Trade Groups Backing Bill That Would Remove NCUA From Congressional Appropriations Process

WASHINGTON—NAFCU and CUNA are supporting an amendment to a House appropriations bill that would strike the section of the bill that would subject the NCUA budget to the congressional appropriations process.

NAFCU is urging credit unions to ask their lawmakers to support the amendment.

The House started discussing amendments to the fiscal 2018 Department of the Interior, Environment, and Related Agencies Appropriations Act (HR 3354) late last week. Further amendments, including the one that would keep the NCUA out of the congressional appropriations process, are expected to come up for voting this week.
 
In an email to NAFCU members, association Vice President of Legislative Affairs Brad Thaler explained that this amendment, offered by Reps. Mark Amodei (R-NV) and Pete Aguilar (D-CA), would strike section 906 of the appropriations bill, which is the section of the bill that would subject the NCUA to the appropriations process.
While the bill contains a number of regulatory relief provisions supported by NAFCU, the association is concerned about the long-term impact this section of the bill could have on the NCUA and credit unions.
NAFCU Executive Vice President of Government Affairs and General Counsel Carrie Hunt also urged lawmakers to support the amendment in a letter late last week to House Speaker Paul Ryan (R-WI) and House Minority Leader Nancy Pelosi (D-CA).
"NCUA has a long, successful track record as an independent regulator of credit unions, and is fully funded by the industry," she wrote. "Subjecting NCUA to the appropriations process could potentially increase costs to credit unions and their 110 million members.
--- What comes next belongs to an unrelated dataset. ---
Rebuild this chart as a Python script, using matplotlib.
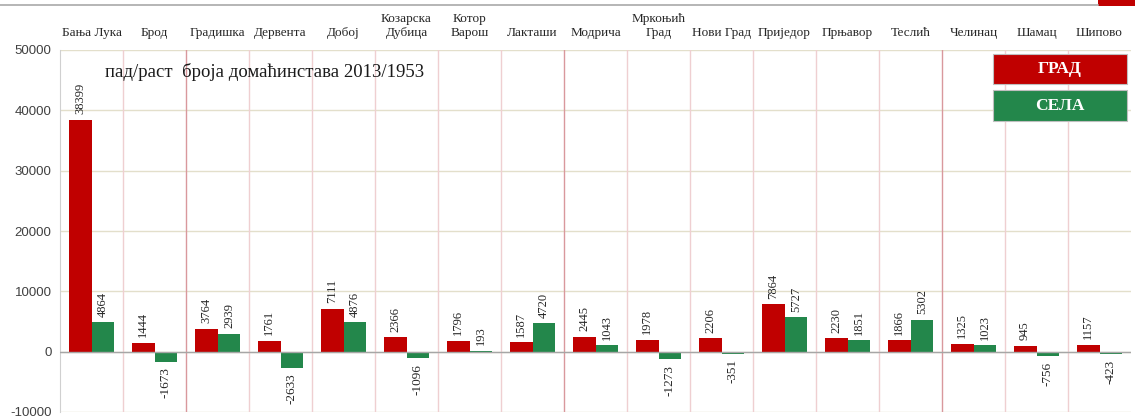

It could also impact the ability of NCUA to effectively regulate the industry."
CUNA said it is actively engaged and strongly supports the amendment.

“We oppose Section 906 because it would jeopardize the independence of the federal credit union regulator and unnecessarily comingle credit union resources with taxpayer resources, potentially causing credit union resources to be used to pay for other areas of government,” CUNA President/CEO Jim Nussle wrote to Amodei and Aguilar.

“Maintaining a separate, independent federal credit union regulator and insurer is critically important to the credit union system, and the structural and mission-driven differences between credit unions and banks necessitate such a regulatory scheme: credit unions' not-for-profit structure and their mission to promote thrift and provide access to credit for provident purposes are fundamentally different than other financial services providers,” Nussle added.

Since NCUA is funded by credit unions and their members, not by taxpayers, credit unions and their members remain willing to pay for their own regulatory agency, provided there is sufficient transparency with respect to the agency’s budget and overhead transfer rate, Nussle emphasized.

CUNA stated that it believes that NCUA, particularly under current leadership, has made great progress in increasing transparency.

In the letter, Nussle also noted that subjecting NCUA to the appropriations process could be viewed as a tax, as credit union resources could be appropriated to pay for or offset other government priorities.

“Credit unions, which are tax exempt based on their structure as not-for-profit financial cooperatives and their mission to promote thrift and provide access to credit for provident purposes, are not required to pay for other areas of the federal government nor are taxpayers called on to pay for NCUA operations. There is no compelling reason to change that arrangement,” Nussle wrote.